After release she continued to struggle for the rights of women, assuming the position of Chair of the Algerian Womens Organisation, promoting womens rights under a new system of independence government that had all but forgotten the contributions of women to the struggle. Only 11, 000 women, compared with 40, 000 men were acknowledged as fighters in the resistance movement belying a lack of acknowledgement of the supportive role of women in the liberation struggle in hiding and sustaining fighters, despite this support leaving them vulnerable to colonial targeting, and a demand that all those considered resistance fighters must be literate, excluding many rural women who had had little formal education.
Post-colonial Algeria, traumatised by the brutal war found the new leadership seeking to cement the lost masculinity of their society and address the disempowerment that they had felt under colonial rule and intense subjugation. Cultural identity, integrity and cohesion were presented as being dependent on the proper compartmentalisation of women: veiling, modesty and the role of the woman in the family was promoted …and the feminist element of the Algerian Independence Movement was lost; by the 1990s, women comprised only 8% of the Algerian workforce.
In the aftermath of Independence, Djamila Bouhired and Zahra Draif, another female revolutionary, drafted a progressive family law which enshined the rights of women within the family within the constitution, proposing it for adoption by the newly liberated Algerian State in 1967. It was rejected.
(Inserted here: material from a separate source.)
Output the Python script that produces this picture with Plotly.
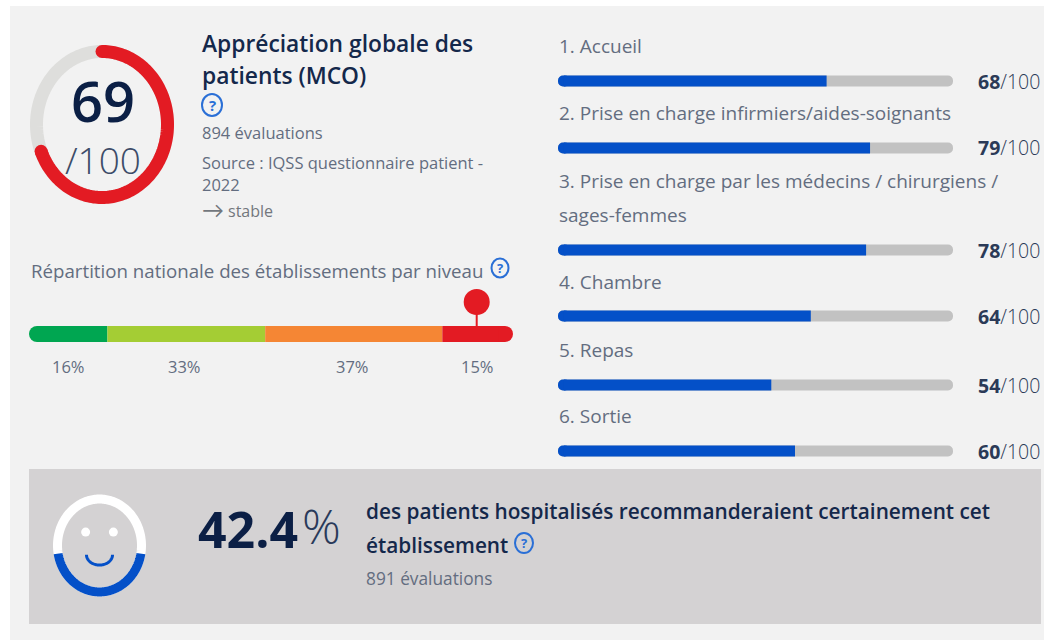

By the 1980s, Bouhired again became a prominent political figure, struggling against the imposition of the “Family Code” of Algeria, a manifesto diametrically opposed to all that she had fought for, instigating a patriarchal interpretation of Islamic teaching and made it the basis of law. After two decades of controversy, it was adopted in 1984.
I’m still outraged because the Arab woman holds axe to build in her right hand while shedding a tear in her eye hoping to move the men of the nation
Djamila Bouhired, 2009
Women of the Arab world are rising, demanding an end to the patriarchal systems of dominance to which they have been subjected, while simultaneously rejecting Western interventions to “liberate” them through identification with Western norms and values. Rejecting both the hyper-sexualisation of women in Western patriarchy, and the honour codes of reactionary Arab patriarchy, they demand bodily and cultural autonomy at the same time. Djamila Bouhired provides a new generation with a role model of an active anti-colonial fighter who continues to agitate for womens rights.